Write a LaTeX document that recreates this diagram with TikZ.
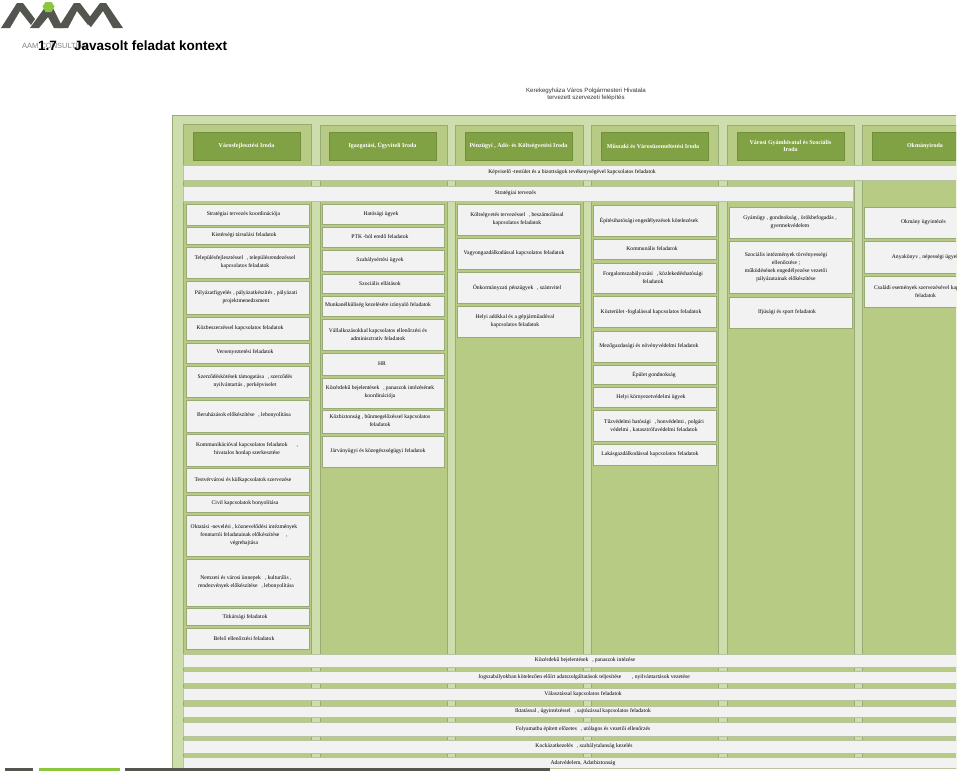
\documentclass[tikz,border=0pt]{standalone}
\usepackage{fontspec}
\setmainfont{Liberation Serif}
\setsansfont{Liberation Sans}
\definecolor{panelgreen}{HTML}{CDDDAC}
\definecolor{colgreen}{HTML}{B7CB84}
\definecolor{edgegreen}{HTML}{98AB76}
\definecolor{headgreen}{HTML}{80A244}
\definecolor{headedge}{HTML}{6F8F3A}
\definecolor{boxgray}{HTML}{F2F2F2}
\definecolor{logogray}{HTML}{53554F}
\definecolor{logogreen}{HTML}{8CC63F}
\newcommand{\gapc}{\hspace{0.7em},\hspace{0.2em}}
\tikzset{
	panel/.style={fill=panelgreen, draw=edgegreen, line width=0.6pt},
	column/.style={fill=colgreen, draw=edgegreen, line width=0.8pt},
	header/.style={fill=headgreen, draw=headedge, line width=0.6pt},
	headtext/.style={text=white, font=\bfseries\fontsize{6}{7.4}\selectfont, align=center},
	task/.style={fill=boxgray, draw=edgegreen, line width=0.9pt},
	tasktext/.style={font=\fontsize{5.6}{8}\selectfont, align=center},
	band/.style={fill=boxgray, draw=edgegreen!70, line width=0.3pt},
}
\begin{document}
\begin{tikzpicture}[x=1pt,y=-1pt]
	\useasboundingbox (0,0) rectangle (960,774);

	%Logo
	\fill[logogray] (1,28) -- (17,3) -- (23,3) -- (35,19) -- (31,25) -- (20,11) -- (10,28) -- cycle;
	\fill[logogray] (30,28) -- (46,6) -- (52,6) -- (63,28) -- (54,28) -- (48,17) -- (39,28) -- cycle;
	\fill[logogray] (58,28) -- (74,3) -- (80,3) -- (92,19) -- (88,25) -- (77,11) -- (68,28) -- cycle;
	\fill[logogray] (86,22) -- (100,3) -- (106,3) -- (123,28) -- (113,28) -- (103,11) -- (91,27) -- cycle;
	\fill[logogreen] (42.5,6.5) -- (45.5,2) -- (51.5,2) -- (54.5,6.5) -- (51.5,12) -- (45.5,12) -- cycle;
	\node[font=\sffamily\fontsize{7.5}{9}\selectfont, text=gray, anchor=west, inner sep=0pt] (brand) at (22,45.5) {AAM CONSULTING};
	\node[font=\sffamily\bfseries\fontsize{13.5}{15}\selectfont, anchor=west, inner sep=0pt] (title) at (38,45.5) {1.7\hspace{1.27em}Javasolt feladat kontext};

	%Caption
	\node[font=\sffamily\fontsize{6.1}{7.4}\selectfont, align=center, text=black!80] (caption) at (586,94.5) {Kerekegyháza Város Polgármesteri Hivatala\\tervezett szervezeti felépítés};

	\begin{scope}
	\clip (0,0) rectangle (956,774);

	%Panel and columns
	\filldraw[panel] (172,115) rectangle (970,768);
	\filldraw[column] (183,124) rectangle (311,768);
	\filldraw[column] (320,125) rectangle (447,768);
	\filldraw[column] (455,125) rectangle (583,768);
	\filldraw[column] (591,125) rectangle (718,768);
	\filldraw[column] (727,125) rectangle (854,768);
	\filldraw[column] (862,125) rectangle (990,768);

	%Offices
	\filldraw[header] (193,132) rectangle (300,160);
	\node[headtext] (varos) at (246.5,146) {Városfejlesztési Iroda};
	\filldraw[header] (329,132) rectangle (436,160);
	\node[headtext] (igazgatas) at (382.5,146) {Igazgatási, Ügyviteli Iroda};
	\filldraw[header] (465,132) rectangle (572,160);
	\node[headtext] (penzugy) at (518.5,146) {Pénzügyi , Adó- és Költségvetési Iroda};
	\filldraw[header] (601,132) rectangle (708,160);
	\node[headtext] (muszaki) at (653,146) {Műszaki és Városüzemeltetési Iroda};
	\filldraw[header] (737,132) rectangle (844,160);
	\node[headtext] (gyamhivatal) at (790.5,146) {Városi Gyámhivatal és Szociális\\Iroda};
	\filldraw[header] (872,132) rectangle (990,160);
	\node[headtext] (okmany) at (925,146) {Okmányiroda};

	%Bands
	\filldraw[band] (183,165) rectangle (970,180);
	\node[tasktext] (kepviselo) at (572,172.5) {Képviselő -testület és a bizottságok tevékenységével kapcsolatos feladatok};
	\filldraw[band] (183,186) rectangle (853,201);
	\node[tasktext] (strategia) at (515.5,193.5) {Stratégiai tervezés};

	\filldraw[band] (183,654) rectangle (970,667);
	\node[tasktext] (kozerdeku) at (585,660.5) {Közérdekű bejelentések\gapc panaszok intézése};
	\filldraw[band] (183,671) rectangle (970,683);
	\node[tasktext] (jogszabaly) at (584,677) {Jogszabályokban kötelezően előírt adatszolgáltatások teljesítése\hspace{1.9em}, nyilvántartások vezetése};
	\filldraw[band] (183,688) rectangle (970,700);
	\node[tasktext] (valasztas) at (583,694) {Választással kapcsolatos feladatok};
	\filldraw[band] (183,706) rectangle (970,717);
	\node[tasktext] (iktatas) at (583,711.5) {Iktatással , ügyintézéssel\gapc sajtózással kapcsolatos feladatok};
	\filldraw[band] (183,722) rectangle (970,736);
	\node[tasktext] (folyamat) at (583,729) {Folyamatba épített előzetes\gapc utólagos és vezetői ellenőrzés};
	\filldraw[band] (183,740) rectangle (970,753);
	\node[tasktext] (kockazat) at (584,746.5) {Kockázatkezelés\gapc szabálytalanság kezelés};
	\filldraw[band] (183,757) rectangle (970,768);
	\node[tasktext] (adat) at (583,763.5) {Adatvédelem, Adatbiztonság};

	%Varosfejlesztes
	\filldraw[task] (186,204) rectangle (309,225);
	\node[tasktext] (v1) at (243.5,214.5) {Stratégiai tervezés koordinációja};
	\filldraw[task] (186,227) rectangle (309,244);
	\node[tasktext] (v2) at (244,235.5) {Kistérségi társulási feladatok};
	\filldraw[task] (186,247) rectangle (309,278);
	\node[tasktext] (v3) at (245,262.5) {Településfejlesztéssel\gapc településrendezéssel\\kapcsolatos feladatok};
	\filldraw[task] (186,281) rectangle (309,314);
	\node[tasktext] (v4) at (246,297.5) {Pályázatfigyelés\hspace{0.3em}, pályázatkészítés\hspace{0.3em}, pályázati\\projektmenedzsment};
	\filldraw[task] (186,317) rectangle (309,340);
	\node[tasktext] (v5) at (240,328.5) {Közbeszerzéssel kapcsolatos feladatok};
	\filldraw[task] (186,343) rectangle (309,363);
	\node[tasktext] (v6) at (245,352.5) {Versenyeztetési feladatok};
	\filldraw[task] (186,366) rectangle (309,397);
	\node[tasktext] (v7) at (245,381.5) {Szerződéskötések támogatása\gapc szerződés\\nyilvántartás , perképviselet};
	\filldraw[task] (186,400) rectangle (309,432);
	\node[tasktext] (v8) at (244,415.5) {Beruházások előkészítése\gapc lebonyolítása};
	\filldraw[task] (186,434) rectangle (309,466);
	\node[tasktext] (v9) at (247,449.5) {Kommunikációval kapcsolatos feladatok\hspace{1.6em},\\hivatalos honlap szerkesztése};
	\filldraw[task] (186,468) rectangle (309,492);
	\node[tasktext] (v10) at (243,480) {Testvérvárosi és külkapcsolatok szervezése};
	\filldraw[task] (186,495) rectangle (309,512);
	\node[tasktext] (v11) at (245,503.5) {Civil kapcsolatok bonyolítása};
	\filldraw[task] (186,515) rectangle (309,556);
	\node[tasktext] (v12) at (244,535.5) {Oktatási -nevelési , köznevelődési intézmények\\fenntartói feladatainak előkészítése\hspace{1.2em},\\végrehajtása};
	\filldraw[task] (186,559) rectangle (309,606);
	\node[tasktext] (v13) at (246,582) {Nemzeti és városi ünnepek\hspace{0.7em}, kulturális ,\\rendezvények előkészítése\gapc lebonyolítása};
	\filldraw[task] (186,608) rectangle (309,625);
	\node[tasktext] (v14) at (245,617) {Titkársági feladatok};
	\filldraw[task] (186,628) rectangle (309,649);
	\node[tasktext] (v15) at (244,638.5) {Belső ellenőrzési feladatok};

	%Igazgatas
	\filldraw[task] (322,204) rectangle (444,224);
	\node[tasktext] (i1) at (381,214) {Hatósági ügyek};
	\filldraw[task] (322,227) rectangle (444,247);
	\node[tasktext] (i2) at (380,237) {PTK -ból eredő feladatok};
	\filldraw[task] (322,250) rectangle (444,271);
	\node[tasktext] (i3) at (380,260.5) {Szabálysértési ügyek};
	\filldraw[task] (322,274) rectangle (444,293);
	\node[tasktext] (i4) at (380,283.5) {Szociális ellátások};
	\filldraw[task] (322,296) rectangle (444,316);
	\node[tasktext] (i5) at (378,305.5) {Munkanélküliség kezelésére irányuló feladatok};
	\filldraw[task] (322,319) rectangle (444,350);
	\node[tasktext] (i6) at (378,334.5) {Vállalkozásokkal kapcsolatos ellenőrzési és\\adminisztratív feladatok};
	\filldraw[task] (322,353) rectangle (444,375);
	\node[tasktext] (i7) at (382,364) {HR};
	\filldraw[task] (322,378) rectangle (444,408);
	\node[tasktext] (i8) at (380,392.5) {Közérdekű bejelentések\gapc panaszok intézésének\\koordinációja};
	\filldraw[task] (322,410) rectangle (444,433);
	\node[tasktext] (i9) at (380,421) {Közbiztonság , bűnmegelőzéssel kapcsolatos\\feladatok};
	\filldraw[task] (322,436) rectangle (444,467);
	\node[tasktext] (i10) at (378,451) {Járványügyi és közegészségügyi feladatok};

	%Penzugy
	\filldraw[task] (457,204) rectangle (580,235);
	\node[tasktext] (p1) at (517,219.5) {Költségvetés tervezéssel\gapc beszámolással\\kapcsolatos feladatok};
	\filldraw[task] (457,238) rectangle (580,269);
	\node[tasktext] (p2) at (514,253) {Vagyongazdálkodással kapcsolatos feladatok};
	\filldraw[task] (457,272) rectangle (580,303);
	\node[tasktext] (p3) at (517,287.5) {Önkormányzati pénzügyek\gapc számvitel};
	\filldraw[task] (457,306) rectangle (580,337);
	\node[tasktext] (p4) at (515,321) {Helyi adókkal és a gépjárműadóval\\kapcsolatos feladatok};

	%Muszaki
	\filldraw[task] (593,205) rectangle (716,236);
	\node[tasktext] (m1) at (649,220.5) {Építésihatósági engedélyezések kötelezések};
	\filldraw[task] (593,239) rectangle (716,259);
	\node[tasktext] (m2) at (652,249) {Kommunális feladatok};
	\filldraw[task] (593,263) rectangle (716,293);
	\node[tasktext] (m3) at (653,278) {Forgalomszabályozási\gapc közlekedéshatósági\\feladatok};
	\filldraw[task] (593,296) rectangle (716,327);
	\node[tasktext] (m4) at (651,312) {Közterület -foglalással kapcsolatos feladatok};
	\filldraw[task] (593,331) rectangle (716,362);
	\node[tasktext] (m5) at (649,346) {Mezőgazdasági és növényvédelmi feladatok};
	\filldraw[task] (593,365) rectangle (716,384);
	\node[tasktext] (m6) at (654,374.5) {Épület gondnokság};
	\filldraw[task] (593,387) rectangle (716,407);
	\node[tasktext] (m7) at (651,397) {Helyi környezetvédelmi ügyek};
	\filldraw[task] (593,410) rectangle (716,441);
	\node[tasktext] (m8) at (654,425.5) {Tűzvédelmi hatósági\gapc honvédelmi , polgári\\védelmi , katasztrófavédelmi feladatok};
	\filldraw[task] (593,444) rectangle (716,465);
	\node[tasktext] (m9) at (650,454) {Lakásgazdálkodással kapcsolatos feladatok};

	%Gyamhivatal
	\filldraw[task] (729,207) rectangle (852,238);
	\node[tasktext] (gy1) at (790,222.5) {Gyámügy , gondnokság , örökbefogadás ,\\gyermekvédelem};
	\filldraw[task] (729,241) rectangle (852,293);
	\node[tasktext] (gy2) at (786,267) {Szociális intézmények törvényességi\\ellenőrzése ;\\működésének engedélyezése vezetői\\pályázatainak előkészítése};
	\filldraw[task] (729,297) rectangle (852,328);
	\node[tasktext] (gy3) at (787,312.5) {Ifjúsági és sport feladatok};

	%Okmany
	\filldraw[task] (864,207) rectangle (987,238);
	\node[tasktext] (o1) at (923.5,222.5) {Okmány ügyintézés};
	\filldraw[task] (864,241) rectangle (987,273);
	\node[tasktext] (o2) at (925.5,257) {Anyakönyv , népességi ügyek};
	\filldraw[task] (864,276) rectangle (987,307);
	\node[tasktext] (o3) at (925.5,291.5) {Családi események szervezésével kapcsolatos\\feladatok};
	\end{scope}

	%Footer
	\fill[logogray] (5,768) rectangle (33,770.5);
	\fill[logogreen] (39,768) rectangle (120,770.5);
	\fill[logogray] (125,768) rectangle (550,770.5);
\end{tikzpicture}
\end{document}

####

■ EXERCISE BRIEF:
Give again, exactly, the lines from the start of the data through the one holding "(0,0) rectangle (956,774);"; omit the pictures.

■ RESPONSE:
Write a LaTeX document that recreates this diagram with TikZ.
\documentclass[tikz,border=0pt]{standalone}
\usepackage{fontspec}
\setmainfont{Liberation Serif}
\setsansfont{Liberation Sans}
\definecolor{panelgreen}{HTML}{CDDDAC}
\definecolor{colgreen}{HTML}{B7CB84}
\definecolor{edgegreen}{HTML}{98AB76}
\definecolor{headgreen}{HTML}{80A244}
\definecolor{headedge}{HTML}{6F8F3A}
\definecolor{boxgray}{HTML}{F2F2F2}
\definecolor{logogray}{HTML}{53554F}
\definecolor{logogreen}{HTML}{8CC63F}
\newcommand{\gapc}{\hspace{0.7em},\hspace{0.2em}}
\tikzset{
	panel/.style={fill=panelgreen, draw=edgegreen, line width=0.6pt},
	column/.style={fill=colgreen, draw=edgegreen, line width=0.8pt},
	header/.style={fill=headgreen, draw=headedge, line width=0.6pt},
	headtext/.style={text=white, font=\bfseries\fontsize{6}{7.4}\selectfont, align=center},
	task/.style={fill=boxgray, draw=edgegreen, line width=0.9pt},
	tasktext/.style={font=\fontsize{5.6}{8}\selectfont, align=center},
	band/.style={fill=boxgray, draw=edgegreen!70, line width=0.3pt},
}
\begin{document}
\begin{tikzpicture}[x=1pt,y=-1pt]
	\useasboundingbox (0,0) rectangle (960,774);

	%Logo
	\fill[logogray] (1,28) -- (17,3) -- (23,3) -- (35,19) -- (31,25) -- (20,11) -- (10,28) -- cycle;
	\fill[logogray] (30,28) -- (46,6) -- (52,6) -- (63,28) -- (54,28) -- (48,17) -- (39,28) -- cycle;
	\fill[logogray] (58,28) -- (74,3) -- (80,3) -- (92,19) -- (88,25) -- (77,11) -- (68,28) -- cycle;
	\fill[logogray] (86,22) -- (100,3) -- (106,3) -- (123,28) -- (113,28) -- (103,11) -- (91,27) -- cycle;
	\fill[logogreen] (42.5,6.5) -- (45.5,2) -- (51.5,2) -- (54.5,6.5) -- (51.5,12) -- (45.5,12) -- cycle;
	\node[font=\sffamily\fontsize{7.5}{9}\selectfont, text=gray, anchor=west, inner sep=0pt] (brand) at (22,45.5) {AAM CONSULTING};
	\node[font=\sffamily\bfseries\fontsize{13.5}{15}\selectfont, anchor=west, inner sep=0pt] (title) at (38,45.5) {1.7\hspace{1.27em}Javasolt feladat kontext};

	%Caption
	\node[font=\sffamily\fontsize{6.1}{7.4}\selectfont, align=center, text=black!80] (caption) at (586,94.5) {Kerekegyháza Város Polgármesteri Hivatala\\tervezett szervezeti felépítés};

	\begin{scope}
	\clip (0,0) rectangle (956,774);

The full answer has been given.